═════ INFORMATION PROVIDED

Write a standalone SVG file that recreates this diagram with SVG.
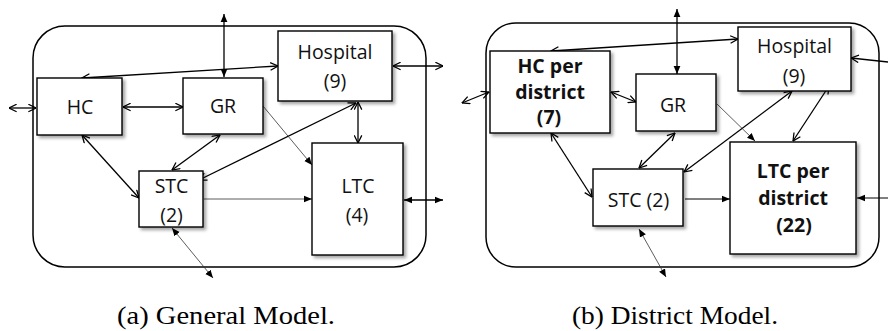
<svg xmlns="http://www.w3.org/2000/svg" width="888" height="331" viewBox="0 0 888 331">
<style>
.frame{fill:none;stroke:#000;stroke-width:1.5}
.box{fill:#fff;stroke:#000;stroke-width:1.4;filter:url(#sh)}
.t{font-family:"Open Sans","Noto Sans",sans-serif;font-size:19.5px;fill:#111;text-anchor:middle}
.b{font-weight:bold}
.c{stroke:#000;stroke-width:1.3;fill:none}
.thin{stroke:#333;stroke-width:0.8;fill:none}
.oo{marker-start:url(#op);marker-end:url(#op)}
.ff{marker-start:url(#fi);marker-end:url(#fi)}
.f{marker-end:url(#fi)}
.o{marker-end:url(#op)}
.cap{font-family:"Liberation Serif","DejaVu Serif",serif;font-size:25px;fill:#000}
</style>
<defs>
<filter id="sh" x="-10%" y="-10%" width="130%" height="130%">
<feDropShadow dx="2.5" dy="2.5" stdDeviation="1.8" flood-color="#000" flood-opacity="0.35"/>
</filter>
<marker id="op" viewBox="0 0 10 10" refX="9.5" refY="5" markerWidth="9" markerHeight="9" markerUnits="userSpaceOnUse" orient="auto-start-reverse">
<path d="M1,0.8 L9.5,5 L1,9.2" fill="none" stroke="#000" stroke-width="1.4"/>
</marker>
<marker id="fi" viewBox="0 0 10 10" refX="10" refY="5" markerWidth="8" markerHeight="8" markerUnits="userSpaceOnUse" orient="auto-start-reverse">
<path d="M0,0.8 L10,5 L0,9.2 Z" fill="#000"/>
</marker>
</defs>

<g id="frames">
<rect class="frame" x="33" y="26" width="393" height="241" rx="32" ry="32"/>
<rect class="frame" x="486" y="23" width="393" height="244" rx="30" ry="30"/>
</g>

<g id="connectors">
<!-- left panel -->
<line class="c ff" x1="224" y1="14" x2="224" y2="77"/>
<line class="c oo" x1="82" y1="78" x2="278" y2="66"/>
<line class="c oo" x1="9" y1="108" x2="36" y2="108"/>
<line class="c oo" x1="123" y1="107" x2="183" y2="107"/>
<line class="c oo" x1="393" y1="66" x2="443" y2="66"/>
<line class="c oo" x1="358" y1="102" x2="358" y2="143"/>
<line class="c oo" x1="220" y1="135" x2="172" y2="170"/>
<line class="c oo" x1="356" y1="103" x2="199" y2="180"/>
<line class="c oo" x1="82" y1="135" x2="139" y2="198"/>
<line class="thin f" x1="263" y1="106" x2="312" y2="165"/>
<line class="thin f" x1="204" y1="199" x2="312" y2="199"/>
<line class="c ff" x1="404" y1="200" x2="443" y2="200"/>
<line class="thin ff" x1="172" y1="228" x2="213" y2="278"/>
<!-- right panel -->
<line class="c ff" x1="677" y1="9" x2="677" y2="74"/>
<line class="c oo" x1="551" y1="51" x2="738" y2="39"/>
<line class="c oo" x1="462" y1="103" x2="489" y2="92"/>
<line class="c oo" x1="611" y1="92" x2="636" y2="102"/>
<line class="c o" x1="888" y1="62" x2="851" y2="58"/>
<line class="c oo" x1="829" y1="86" x2="793" y2="141"/>
<line class="c oo" x1="792" y1="91" x2="684" y2="172"/>
<line class="c oo" x1="675" y1="133" x2="639" y2="168"/>
<line class="c oo" x1="551" y1="133" x2="592" y2="197"/>
<line class="thin f" x1="717" y1="104" x2="755" y2="141"/>
<line class="c f" x1="685" y1="199" x2="730" y2="199" style="stroke-width:1"/>
<line class="c f" x1="888" y1="198" x2="857" y2="198" style="stroke-width:1"/>
<line class="thin ff" x1="639" y1="229" x2="666" y2="277"/>
</g>

<g id="a-hc"><rect class="box" x="37" y="78" width="85" height="57"/><text class="t" x="80" y="114">HC</text></g>
<g id="a-gr"><rect class="box" x="183" y="78" width="80" height="56"/><text class="t" x="223" y="113">GR</text></g>
<g id="a-hospital"><rect class="box" x="278" y="31" width="114" height="70"/><text class="t" x="335" y="59">Hospital</text><text class="t" x="335" y="88">(9)</text></g>
<g id="a-stc"><rect class="box" x="139" y="171" width="64" height="56"/><text class="t" x="171.5" y="193">STC</text><text class="t" x="171.5" y="222">(2)</text></g>
<g id="a-ltc"><rect class="box" x="312" y="143" width="91" height="112"/><text class="t" x="358" y="193">LTC</text><text class="t" x="357" y="222">(4)</text></g>

<g id="b-hc"><rect class="box" x="490" y="51" width="120" height="82"/><text class="t b" x="550" y="73">HC per</text><text class="t b" x="550" y="99">district</text><text class="t b" x="549" y="124">(7)</text></g>
<g id="b-gr"><rect class="box" x="636" y="74" width="80" height="57"/><text class="t" x="673" y="112">GR</text></g>
<g id="b-hospital"><rect class="box" x="738" y="27" width="113" height="64"/><text class="t" x="794.5" y="53">Hospital</text><text class="t" x="794" y="83">(9)</text></g>
<g id="b-stc"><rect class="box" x="593" y="169" width="90" height="57"/><text class="t" x="638.5" y="207">STC (2)</text></g>
<g id="b-ltc"><rect class="box" x="730" y="142" width="126" height="112"/><text class="t b" x="793" y="178">LTC per</text><text class="t b" x="793" y="205">district</text><text class="t b" x="794" y="232">(22)</text></g>

<g id="captions">
<text class="cap" x="117" y="324" textLength="218" lengthAdjust="spacingAndGlyphs">(a) General Model.</text>
<text class="cap" x="572" y="324" textLength="206" lengthAdjust="spacingAndGlyphs">(b) District Model.</text>
</g>
</svg>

══════════

THE EXERCISE - Images should not appear in the copy; retype the listing above exactly.

PROBLEM SOLUTION -
Write a standalone SVG file that recreates this diagram with SVG.
<svg xmlns="http://www.w3.org/2000/svg" width="888" height="331" viewBox="0 0 888 331">
<style>
.frame{fill:none;stroke:#000;stroke-width:1.5}
.box{fill:#fff;stroke:#000;stroke-width:1.4;filter:url(#sh)}
.t{font-family:"Open Sans","Noto Sans",sans-serif;font-size:19.5px;fill:#111;text-anchor:middle}
.b{font-weight:bold}
.c{stroke:#000;stroke-width:1.3;fill:none}
.thin{stroke:#333;stroke-width:0.8;fill:none}
.oo{marker-start:url(#op);marker-end:url(#op)}
.ff{marker-start:url(#fi);marker-end:url(#fi)}
.f{marker-end:url(#fi)}
.o{marker-end:url(#op)}
.cap{font-family:"Liberation Serif","DejaVu Serif",serif;font-size:25px;fill:#000}
</style>
<defs>
<filter id="sh" x="-10%" y="-10%" width="130%" height="130%">
<feDropShadow dx="2.5" dy="2.5" stdDeviation="1.8" flood-color="#000" flood-opacity="0.35"/>
</filter>
<marker id="op" viewBox="0 0 10 10" refX="9.5" refY="5" markerWidth="9" markerHeight="9" markerUnits="userSpaceOnUse" orient="auto-start-reverse">
<path d="M1,0.8 L9.5,5 L1,9.2" fill="none" stroke="#000" stroke-width="1.4"/>
</marker>
<marker id="fi" viewBox="0 0 10 10" refX="10" refY="5" markerWidth="8" markerHeight="8" markerUnits="userSpaceOnUse" orient="auto-start-reverse">
<path d="M0,0.8 L10,5 L0,9.2 Z" fill="#000"/>
</marker>
</defs>

<g id="frames">
<rect class="frame" x="33" y="26" width="393" height="241" rx="32" ry="32"/>
<rect class="frame" x="486" y="23" width="393" height="244" rx="30" ry="30"/>
</g>

<g id="connectors">
<!-- left panel -->
<line class="c ff" x1="224" y1="14" x2="224" y2="77"/>
<line class="c oo" x1="82" y1="78" x2="278" y2="66"/>
<line class="c oo" x1="9" y1="108" x2="36" y2="108"/>
<line class="c oo" x1="123" y1="107" x2="183" y2="107"/>
<line class="c oo" x1="393" y1="66" x2="443" y2="66"/>
<line class="c oo" x1="358" y1="102" x2="358" y2="143"/>
<line class="c oo" x1="220" y1="135" x2="172" y2="170"/>
<line class="c oo" x1="356" y1="103" x2="199" y2="180"/>
<line class="c oo" x1="82" y1="135" x2="139" y2="198"/>
<line class="thin f" x1="263" y1="106" x2="312" y2="165"/>
<line class="thin f" x1="204" y1="199" x2="312" y2="199"/>
<line class="c ff" x1="404" y1="200" x2="443" y2="200"/>
<line class="thin ff" x1="172" y1="228" x2="213" y2="278"/>
<!-- right panel -->
<line class="c ff" x1="677" y1="9" x2="677" y2="74"/>
<line class="c oo" x1="551" y1="51" x2="738" y2="39"/>
<line class="c oo" x1="462" y1="103" x2="489" y2="92"/>
<line class="c oo" x1="611" y1="92" x2="636" y2="102"/>
<line class="c o" x1="888" y1="62" x2="851" y2="58"/>
<line class="c oo" x1="829" y1="86" x2="793" y2="141"/>
<line class="c oo" x1="792" y1="91" x2="684" y2="172"/>
<line class="c oo" x1="675" y1="133" x2="639" y2="168"/>
<line class="c oo" x1="551" y1="133" x2="592" y2="197"/>
<line class="thin f" x1="717" y1="104" x2="755" y2="141"/>
<line class="c f" x1="685" y1="199" x2="730" y2="199" style="stroke-width:1"/>
<line class="c f" x1="888" y1="198" x2="857" y2="198" style="stroke-width:1"/>
<line class="thin ff" x1="639" y1="229" x2="666" y2="277"/>
</g>

<g id="a-hc"><rect class="box" x="37" y="78" width="85" height="57"/><text class="t" x="80" y="114">HC</text></g>
<g id="a-gr"><rect class="box" x="183" y="78" width="80" height="56"/><text class="t" x="223" y="113">GR</text></g>
<g id="a-hospital"><rect class="box" x="278" y="31" width="114" height="70"/><text class="t" x="335" y="59">Hospital</text><text class="t" x="335" y="88">(9)</text></g>
<g id="a-stc"><rect class="box" x="139" y="171" width="64" height="56"/><text class="t" x="171.5" y="193">STC</text><text class="t" x="171.5" y="222">(2)</text></g>
<g id="a-ltc"><rect class="box" x="312" y="143" width="91" height="112"/><text class="t" x="358" y="193">LTC</text><text class="t" x="357" y="222">(4)</text></g>

<g id="b-hc"><rect class="box" x="490" y="51" width="120" height="82"/><text class="t b" x="550" y="73">HC per</text><text class="t b" x="550" y="99">district</text><text class="t b" x="549" y="124">(7)</text></g>
<g id="b-gr"><rect class="box" x="636" y="74" width="80" height="57"/><text class="t" x="673" y="112">GR</text></g>
<g id="b-hospital"><rect class="box" x="738" y="27" width="113" height="64"/><text class="t" x="794.5" y="53">Hospital</text><text class="t" x="794" y="83">(9)</text></g>
<g id="b-stc"><rect class="box" x="593" y="169" width="90" height="57"/><text class="t" x="638.5" y="207">STC (2)</text></g>
<g id="b-ltc"><rect class="box" x="730" y="142" width="126" height="112"/><text class="t b" x="793" y="178">LTC per</text><text class="t b" x="793" y="205">district</text><text class="t b" x="794" y="232">(22)</text></g>

<g id="captions">
<text class="cap" x="117" y="324" textLength="218" lengthAdjust="spacingAndGlyphs">(a) General Model.</text>
<text class="cap" x="572" y="324" textLength="206" lengthAdjust="spacingAndGlyphs">(b) District Model.</text>
</g>
</svg>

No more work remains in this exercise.